Task details: Print exactly the lines that run from the line containing "Convert this diagram to TikZ code." to the line containing "(0,0) rectangle (527,398);", both included, and nothing else; pictures stay out.

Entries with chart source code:
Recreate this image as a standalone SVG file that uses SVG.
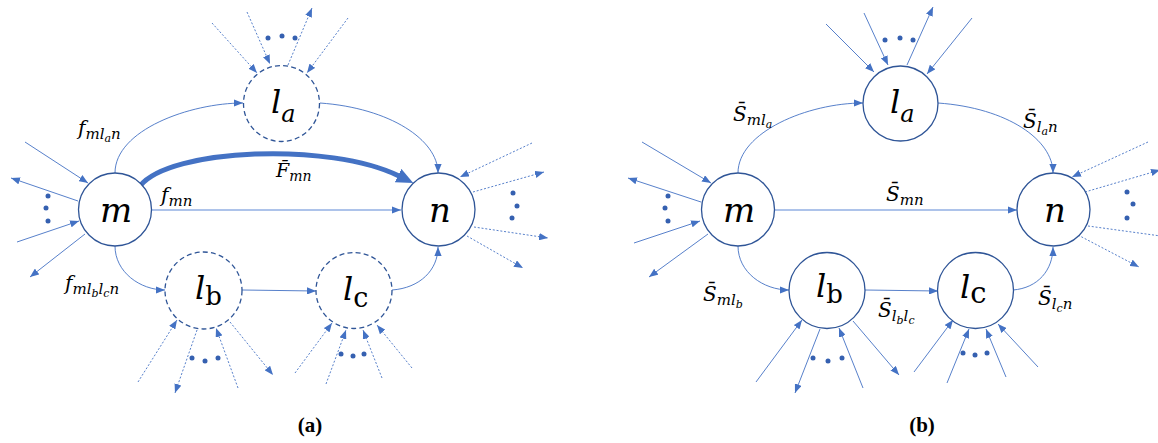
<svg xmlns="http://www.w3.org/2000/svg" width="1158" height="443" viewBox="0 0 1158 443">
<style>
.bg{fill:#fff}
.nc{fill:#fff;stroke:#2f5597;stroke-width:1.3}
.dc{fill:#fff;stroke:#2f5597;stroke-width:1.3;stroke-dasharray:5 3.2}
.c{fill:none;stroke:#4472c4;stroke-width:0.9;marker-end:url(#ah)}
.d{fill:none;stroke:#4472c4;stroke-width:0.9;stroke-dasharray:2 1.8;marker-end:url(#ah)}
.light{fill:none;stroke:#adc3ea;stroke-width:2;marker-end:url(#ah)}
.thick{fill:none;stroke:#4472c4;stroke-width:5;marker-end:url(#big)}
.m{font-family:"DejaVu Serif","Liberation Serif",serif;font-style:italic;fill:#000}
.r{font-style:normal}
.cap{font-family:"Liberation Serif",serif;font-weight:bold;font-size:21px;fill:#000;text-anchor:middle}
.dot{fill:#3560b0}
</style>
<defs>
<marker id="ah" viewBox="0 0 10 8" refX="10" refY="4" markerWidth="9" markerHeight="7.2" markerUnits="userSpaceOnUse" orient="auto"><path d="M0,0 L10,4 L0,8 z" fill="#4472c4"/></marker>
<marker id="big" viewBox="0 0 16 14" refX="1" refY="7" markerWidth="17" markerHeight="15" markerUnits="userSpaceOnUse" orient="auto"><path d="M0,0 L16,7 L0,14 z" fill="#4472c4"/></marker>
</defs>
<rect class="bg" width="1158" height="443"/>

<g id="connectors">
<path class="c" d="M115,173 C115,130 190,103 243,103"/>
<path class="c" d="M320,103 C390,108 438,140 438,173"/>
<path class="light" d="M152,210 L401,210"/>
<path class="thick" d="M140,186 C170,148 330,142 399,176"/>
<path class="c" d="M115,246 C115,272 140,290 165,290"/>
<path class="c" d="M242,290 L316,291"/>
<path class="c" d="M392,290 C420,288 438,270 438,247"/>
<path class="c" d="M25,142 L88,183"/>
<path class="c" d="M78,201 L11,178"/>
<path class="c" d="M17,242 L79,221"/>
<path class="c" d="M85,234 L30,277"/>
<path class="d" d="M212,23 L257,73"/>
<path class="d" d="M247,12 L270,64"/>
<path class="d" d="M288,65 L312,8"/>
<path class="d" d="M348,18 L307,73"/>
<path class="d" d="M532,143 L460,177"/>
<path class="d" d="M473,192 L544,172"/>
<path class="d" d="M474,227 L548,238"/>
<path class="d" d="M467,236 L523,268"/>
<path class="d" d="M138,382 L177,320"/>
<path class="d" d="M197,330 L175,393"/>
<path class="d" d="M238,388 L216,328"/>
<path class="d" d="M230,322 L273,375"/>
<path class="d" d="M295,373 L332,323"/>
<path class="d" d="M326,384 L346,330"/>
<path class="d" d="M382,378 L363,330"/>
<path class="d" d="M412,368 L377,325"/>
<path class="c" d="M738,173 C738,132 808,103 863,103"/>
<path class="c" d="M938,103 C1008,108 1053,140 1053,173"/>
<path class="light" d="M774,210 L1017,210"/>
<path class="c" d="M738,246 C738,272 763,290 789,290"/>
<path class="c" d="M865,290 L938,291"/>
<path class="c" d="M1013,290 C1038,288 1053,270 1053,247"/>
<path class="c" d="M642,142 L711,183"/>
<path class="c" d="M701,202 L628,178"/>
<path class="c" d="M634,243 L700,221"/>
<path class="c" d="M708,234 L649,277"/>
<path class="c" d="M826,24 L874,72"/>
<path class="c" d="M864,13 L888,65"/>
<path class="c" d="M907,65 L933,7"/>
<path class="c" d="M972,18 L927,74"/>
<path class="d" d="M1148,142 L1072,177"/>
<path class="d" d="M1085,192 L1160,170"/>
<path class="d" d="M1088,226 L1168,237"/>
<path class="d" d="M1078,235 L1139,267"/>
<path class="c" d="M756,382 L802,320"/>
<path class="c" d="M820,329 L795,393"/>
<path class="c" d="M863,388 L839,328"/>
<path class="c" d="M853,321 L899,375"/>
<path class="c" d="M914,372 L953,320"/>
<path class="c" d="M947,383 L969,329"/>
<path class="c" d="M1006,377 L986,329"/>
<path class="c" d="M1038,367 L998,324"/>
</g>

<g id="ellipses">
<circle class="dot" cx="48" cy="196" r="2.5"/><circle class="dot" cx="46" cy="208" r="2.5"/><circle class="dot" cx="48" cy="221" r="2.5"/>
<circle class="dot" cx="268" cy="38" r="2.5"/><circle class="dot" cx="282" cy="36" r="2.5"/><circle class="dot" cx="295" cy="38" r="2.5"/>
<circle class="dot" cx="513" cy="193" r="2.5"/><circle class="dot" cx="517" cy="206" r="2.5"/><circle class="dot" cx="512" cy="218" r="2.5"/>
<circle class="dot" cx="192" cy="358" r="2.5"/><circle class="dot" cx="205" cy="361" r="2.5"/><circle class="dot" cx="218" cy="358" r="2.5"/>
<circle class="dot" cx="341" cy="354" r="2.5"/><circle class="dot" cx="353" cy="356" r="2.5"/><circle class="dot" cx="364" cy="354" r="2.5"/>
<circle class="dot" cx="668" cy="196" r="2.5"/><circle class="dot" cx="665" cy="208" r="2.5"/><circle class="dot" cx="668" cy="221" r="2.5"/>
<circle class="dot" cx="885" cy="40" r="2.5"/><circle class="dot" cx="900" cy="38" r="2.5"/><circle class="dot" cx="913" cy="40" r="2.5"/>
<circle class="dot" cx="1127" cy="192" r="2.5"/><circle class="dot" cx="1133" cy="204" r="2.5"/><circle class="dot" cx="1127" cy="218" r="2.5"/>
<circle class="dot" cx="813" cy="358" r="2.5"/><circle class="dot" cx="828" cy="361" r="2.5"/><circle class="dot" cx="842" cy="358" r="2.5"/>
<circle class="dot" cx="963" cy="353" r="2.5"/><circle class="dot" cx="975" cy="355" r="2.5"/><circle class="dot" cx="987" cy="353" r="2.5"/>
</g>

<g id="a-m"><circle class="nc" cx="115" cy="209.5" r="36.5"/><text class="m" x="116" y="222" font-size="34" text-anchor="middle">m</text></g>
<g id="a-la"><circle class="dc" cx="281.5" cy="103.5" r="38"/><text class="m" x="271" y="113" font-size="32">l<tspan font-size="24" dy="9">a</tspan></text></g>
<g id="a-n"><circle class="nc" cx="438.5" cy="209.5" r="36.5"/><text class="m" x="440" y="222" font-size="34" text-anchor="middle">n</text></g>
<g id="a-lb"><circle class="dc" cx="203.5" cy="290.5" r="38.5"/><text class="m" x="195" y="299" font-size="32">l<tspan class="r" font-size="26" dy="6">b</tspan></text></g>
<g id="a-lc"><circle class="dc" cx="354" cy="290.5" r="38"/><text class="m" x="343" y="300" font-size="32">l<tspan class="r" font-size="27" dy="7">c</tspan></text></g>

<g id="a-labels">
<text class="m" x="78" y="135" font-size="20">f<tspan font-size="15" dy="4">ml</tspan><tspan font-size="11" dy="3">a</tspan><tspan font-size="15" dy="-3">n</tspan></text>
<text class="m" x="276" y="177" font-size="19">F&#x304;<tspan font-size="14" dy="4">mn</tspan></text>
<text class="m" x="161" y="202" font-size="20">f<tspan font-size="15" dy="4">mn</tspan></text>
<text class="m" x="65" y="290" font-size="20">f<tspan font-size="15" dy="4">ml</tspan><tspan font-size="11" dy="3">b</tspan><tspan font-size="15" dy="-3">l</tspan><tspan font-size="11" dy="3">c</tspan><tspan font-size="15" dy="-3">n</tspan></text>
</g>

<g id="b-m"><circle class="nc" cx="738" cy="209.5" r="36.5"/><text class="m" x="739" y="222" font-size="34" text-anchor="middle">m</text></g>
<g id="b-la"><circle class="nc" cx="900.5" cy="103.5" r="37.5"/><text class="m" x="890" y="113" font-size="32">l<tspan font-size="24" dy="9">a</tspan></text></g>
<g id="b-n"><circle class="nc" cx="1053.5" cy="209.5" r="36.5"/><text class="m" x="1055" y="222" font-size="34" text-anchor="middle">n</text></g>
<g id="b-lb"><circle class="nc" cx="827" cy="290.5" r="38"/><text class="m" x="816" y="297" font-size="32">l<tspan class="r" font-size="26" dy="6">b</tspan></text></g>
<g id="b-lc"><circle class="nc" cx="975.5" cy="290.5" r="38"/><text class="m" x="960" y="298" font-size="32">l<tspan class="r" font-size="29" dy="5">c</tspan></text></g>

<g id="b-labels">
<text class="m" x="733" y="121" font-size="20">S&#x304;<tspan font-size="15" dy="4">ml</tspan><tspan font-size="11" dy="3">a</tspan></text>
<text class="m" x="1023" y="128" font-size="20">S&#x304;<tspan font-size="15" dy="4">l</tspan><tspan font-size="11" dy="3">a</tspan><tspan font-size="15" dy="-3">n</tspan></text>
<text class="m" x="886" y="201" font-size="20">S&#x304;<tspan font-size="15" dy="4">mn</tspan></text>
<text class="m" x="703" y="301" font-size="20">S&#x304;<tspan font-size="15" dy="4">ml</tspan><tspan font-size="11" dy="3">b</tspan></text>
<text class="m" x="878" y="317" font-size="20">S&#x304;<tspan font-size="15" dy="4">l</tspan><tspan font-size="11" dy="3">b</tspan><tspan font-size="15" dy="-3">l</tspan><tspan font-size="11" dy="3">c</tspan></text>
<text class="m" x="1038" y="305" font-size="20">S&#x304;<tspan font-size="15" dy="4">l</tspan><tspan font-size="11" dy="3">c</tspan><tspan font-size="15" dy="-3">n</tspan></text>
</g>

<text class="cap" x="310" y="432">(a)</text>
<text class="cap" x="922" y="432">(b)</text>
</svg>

--

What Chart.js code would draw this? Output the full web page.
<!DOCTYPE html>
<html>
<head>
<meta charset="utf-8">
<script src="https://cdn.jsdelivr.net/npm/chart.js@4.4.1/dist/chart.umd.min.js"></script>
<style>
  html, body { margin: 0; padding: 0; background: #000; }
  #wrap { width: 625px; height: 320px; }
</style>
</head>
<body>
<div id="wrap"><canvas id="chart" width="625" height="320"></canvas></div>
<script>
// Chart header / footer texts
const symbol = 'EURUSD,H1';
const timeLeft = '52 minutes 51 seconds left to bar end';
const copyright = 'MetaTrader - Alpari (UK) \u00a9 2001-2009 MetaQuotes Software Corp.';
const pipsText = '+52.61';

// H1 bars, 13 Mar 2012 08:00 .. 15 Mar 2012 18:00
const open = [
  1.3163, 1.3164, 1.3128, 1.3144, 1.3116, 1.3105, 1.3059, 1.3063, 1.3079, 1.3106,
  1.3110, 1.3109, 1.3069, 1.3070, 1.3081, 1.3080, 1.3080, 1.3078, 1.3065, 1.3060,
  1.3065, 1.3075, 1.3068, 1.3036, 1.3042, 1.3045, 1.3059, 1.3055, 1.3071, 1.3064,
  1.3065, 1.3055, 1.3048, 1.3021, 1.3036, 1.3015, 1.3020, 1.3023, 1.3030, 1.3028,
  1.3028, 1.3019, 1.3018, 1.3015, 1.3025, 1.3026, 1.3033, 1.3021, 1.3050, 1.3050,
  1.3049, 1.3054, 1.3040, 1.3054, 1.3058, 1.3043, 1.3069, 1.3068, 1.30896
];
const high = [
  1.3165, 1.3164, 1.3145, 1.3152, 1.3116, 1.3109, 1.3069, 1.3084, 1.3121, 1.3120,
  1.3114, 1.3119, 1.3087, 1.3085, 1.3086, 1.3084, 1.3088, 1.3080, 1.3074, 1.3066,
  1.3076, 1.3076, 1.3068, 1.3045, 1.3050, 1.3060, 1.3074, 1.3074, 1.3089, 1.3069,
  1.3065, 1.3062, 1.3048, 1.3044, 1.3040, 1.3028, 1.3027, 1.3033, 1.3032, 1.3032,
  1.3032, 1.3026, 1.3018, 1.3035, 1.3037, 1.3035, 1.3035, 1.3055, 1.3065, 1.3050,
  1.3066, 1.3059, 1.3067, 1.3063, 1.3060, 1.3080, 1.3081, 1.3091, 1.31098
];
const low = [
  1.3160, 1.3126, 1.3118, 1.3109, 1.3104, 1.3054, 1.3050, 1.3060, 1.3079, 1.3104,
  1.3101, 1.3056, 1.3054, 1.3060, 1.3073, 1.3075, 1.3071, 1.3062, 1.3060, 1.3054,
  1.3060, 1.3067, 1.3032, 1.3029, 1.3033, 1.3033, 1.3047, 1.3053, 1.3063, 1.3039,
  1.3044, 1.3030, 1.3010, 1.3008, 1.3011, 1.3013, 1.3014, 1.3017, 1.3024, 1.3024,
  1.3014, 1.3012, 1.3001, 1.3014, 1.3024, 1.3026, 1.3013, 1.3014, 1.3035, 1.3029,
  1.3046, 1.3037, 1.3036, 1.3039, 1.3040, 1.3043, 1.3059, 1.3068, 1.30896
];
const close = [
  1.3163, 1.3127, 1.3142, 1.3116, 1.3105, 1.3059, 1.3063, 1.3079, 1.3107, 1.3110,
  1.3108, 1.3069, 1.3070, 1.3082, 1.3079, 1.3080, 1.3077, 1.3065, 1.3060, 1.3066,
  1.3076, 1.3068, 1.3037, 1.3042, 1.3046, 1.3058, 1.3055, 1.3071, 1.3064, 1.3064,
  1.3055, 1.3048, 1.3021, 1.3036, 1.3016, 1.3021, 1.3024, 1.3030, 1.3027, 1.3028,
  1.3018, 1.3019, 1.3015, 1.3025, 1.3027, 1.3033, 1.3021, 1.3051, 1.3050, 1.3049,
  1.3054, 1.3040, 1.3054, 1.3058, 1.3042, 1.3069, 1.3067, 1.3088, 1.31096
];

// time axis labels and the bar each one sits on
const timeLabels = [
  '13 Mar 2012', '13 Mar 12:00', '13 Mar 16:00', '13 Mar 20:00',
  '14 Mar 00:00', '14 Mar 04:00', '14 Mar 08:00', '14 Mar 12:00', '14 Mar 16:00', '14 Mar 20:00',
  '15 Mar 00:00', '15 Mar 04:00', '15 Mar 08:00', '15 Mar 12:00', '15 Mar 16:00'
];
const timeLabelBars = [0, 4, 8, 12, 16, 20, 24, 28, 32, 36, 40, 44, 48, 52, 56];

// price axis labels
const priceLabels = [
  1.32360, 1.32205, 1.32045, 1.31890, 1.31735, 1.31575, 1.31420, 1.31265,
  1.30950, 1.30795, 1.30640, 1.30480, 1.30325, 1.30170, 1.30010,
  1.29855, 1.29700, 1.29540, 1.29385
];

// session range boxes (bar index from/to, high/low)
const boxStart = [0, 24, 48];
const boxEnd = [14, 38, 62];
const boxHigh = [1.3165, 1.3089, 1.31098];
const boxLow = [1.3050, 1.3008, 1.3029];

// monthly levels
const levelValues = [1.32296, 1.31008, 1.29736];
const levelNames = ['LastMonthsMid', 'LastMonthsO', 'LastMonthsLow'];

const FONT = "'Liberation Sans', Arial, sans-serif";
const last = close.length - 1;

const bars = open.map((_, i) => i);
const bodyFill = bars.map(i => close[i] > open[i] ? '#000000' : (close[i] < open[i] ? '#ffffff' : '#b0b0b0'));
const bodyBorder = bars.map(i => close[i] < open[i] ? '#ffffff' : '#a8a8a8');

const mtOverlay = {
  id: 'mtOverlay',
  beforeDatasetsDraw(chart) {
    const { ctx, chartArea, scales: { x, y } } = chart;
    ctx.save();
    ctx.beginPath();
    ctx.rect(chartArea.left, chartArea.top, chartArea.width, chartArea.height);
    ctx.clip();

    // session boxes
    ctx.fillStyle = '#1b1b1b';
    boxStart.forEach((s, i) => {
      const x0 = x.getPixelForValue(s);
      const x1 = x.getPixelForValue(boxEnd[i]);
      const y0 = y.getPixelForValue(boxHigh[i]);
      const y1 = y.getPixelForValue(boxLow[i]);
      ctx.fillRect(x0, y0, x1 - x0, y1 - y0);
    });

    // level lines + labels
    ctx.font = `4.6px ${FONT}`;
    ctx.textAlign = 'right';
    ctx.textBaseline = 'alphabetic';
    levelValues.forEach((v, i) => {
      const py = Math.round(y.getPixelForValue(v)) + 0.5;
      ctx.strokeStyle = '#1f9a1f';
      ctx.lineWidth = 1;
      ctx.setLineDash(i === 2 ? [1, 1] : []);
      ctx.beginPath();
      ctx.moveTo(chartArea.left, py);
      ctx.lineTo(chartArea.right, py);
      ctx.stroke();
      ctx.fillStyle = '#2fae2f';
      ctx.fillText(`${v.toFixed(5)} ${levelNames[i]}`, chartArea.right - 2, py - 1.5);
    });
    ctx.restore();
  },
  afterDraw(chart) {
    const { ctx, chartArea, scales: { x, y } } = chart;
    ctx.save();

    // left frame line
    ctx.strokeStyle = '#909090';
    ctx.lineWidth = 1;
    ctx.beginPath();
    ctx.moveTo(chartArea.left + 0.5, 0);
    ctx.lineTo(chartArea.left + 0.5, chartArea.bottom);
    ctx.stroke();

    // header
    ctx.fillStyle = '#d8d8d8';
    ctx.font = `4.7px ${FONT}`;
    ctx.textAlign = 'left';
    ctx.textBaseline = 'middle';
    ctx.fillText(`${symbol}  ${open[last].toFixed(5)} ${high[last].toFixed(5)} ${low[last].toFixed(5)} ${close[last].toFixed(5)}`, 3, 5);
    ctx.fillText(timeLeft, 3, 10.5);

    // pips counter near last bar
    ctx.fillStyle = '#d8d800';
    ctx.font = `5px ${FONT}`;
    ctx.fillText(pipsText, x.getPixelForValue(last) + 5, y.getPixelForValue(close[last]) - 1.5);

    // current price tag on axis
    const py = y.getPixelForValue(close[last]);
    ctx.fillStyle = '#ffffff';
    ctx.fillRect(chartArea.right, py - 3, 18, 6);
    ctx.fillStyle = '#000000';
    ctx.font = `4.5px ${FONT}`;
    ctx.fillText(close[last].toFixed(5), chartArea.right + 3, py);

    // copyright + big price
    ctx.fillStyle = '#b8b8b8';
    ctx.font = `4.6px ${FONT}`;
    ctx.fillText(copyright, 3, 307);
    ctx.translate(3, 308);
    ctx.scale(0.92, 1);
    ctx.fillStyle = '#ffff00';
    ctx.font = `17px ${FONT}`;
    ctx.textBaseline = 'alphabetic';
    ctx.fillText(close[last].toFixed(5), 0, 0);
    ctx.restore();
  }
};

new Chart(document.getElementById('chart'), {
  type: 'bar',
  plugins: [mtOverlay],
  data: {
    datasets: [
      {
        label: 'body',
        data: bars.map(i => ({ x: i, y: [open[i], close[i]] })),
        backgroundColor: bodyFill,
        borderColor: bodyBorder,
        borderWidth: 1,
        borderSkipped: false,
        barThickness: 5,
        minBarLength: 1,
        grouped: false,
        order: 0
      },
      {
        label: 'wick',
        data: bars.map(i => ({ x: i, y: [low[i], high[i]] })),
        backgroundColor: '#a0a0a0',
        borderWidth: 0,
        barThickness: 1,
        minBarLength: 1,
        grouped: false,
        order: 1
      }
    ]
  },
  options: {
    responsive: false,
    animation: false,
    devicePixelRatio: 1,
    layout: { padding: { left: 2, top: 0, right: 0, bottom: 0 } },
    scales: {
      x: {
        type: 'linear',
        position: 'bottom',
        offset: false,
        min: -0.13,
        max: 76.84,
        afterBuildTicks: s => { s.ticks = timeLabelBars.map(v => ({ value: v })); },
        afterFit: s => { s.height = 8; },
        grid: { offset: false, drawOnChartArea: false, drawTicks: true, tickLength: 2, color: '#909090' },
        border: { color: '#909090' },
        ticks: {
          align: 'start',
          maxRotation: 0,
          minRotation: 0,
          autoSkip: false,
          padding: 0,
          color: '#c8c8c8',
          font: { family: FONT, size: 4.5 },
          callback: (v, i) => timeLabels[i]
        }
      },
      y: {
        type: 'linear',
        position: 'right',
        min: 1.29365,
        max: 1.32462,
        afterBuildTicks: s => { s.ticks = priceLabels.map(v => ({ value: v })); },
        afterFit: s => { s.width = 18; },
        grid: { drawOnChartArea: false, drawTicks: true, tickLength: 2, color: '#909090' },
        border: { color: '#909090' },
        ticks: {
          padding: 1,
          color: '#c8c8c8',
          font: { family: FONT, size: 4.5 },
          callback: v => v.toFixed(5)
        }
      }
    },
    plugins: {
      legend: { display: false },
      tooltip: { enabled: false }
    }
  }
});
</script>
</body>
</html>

---

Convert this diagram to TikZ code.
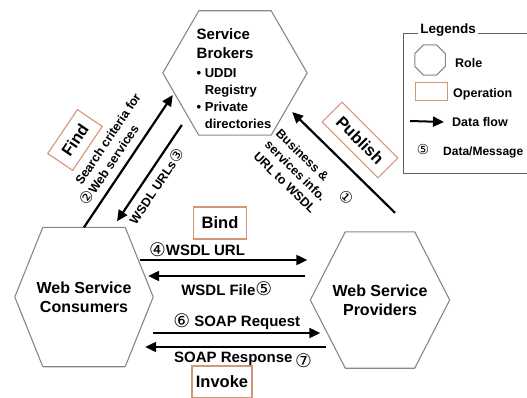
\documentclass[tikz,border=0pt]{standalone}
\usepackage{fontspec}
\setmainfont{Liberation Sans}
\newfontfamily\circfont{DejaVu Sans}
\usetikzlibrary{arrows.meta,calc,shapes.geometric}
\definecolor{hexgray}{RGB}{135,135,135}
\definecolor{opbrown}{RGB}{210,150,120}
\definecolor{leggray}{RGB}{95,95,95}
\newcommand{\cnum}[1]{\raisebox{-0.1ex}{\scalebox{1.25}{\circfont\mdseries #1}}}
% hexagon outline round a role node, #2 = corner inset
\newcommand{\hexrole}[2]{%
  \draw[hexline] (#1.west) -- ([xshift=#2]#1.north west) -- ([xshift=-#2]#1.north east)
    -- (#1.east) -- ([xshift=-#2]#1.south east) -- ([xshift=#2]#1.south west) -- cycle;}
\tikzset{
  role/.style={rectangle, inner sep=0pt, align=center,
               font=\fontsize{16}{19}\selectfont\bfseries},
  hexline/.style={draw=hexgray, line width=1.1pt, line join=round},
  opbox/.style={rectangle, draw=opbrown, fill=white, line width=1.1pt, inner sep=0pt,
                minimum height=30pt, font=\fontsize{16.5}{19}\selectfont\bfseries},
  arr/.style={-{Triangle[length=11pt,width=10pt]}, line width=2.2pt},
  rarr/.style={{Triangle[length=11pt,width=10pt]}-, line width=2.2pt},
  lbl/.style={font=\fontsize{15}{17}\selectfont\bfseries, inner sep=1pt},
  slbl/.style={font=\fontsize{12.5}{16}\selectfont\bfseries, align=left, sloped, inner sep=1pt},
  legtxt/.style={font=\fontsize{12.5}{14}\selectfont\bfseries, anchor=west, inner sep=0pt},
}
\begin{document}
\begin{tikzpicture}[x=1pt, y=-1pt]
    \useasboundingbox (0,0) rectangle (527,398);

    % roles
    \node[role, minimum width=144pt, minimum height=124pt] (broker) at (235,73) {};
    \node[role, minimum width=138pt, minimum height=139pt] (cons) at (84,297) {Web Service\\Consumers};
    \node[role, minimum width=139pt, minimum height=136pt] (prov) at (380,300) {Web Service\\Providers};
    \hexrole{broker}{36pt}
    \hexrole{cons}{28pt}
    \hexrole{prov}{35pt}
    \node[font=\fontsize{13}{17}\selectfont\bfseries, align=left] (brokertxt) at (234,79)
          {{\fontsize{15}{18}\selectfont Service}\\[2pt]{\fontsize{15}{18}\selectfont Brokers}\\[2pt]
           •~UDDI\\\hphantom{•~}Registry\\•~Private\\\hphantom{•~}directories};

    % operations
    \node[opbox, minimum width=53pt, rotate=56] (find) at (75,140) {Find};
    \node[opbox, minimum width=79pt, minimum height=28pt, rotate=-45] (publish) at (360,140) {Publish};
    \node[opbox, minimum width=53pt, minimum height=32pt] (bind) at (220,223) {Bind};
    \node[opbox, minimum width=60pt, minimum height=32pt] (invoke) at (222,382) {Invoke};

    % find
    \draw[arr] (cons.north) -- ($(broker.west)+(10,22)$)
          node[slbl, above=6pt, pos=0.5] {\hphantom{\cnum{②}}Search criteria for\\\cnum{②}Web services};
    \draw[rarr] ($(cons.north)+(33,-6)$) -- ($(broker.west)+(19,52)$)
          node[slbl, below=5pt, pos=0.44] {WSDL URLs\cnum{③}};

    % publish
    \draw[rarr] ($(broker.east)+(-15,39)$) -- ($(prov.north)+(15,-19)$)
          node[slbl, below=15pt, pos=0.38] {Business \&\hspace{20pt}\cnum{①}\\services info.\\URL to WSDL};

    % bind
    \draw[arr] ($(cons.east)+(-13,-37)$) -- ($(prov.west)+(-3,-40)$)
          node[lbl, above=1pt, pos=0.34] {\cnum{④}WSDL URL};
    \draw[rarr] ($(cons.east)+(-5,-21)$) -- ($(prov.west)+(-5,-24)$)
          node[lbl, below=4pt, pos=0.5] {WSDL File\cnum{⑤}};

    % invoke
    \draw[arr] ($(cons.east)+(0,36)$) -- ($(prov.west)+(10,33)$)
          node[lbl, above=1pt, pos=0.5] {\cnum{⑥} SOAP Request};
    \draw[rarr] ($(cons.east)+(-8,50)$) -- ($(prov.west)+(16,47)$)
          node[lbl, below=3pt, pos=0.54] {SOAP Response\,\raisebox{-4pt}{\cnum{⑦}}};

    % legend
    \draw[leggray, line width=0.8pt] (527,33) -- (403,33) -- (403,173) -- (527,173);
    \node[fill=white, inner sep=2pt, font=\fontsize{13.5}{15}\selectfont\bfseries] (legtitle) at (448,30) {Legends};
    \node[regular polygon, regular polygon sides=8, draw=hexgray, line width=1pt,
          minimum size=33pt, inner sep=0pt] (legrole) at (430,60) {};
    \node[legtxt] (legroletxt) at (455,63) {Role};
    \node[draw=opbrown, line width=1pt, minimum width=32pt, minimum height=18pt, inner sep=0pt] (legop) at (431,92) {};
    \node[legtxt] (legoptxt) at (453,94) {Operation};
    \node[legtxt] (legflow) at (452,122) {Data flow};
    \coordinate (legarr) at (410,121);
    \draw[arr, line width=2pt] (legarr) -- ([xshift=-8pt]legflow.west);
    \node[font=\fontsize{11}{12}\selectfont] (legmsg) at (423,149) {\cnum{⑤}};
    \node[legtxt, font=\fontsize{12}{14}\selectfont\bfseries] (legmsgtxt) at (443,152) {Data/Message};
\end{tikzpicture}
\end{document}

Reply to the task:
Convert this diagram to TikZ code.
\documentclass[tikz,border=0pt]{standalone}
\usepackage{fontspec}
\setmainfont{Liberation Sans}
\newfontfamily\circfont{DejaVu Sans}
\usetikzlibrary{arrows.meta,calc,shapes.geometric}
\definecolor{hexgray}{RGB}{135,135,135}
\definecolor{opbrown}{RGB}{210,150,120}
\definecolor{leggray}{RGB}{95,95,95}
\newcommand{\cnum}[1]{\raisebox{-0.1ex}{\scalebox{1.25}{\circfont\mdseries #1}}}
% hexagon outline round a role node, #2 = corner inset
\newcommand{\hexrole}[2]{%
  \draw[hexline] (#1.west) -- ([xshift=#2]#1.north west) -- ([xshift=-#2]#1.north east)
    -- (#1.east) -- ([xshift=-#2]#1.south east) -- ([xshift=#2]#1.south west) -- cycle;}
\tikzset{
  role/.style={rectangle, inner sep=0pt, align=center,
               font=\fontsize{16}{19}\selectfont\bfseries},
  hexline/.style={draw=hexgray, line width=1.1pt, line join=round},
  opbox/.style={rectangle, draw=opbrown, fill=white, line width=1.1pt, inner sep=0pt,
                minimum height=30pt, font=\fontsize{16.5}{19}\selectfont\bfseries},
  arr/.style={-{Triangle[length=11pt,width=10pt]}, line width=2.2pt},
  rarr/.style={{Triangle[length=11pt,width=10pt]}-, line width=2.2pt},
  lbl/.style={font=\fontsize{15}{17}\selectfont\bfseries, inner sep=1pt},
  slbl/.style={font=\fontsize{12.5}{16}\selectfont\bfseries, align=left, sloped, inner sep=1pt},
  legtxt/.style={font=\fontsize{12.5}{14}\selectfont\bfseries, anchor=west, inner sep=0pt},
}
\begin{document}
\begin{tikzpicture}[x=1pt, y=-1pt]
    \useasboundingbox (0,0) rectangle (527,398);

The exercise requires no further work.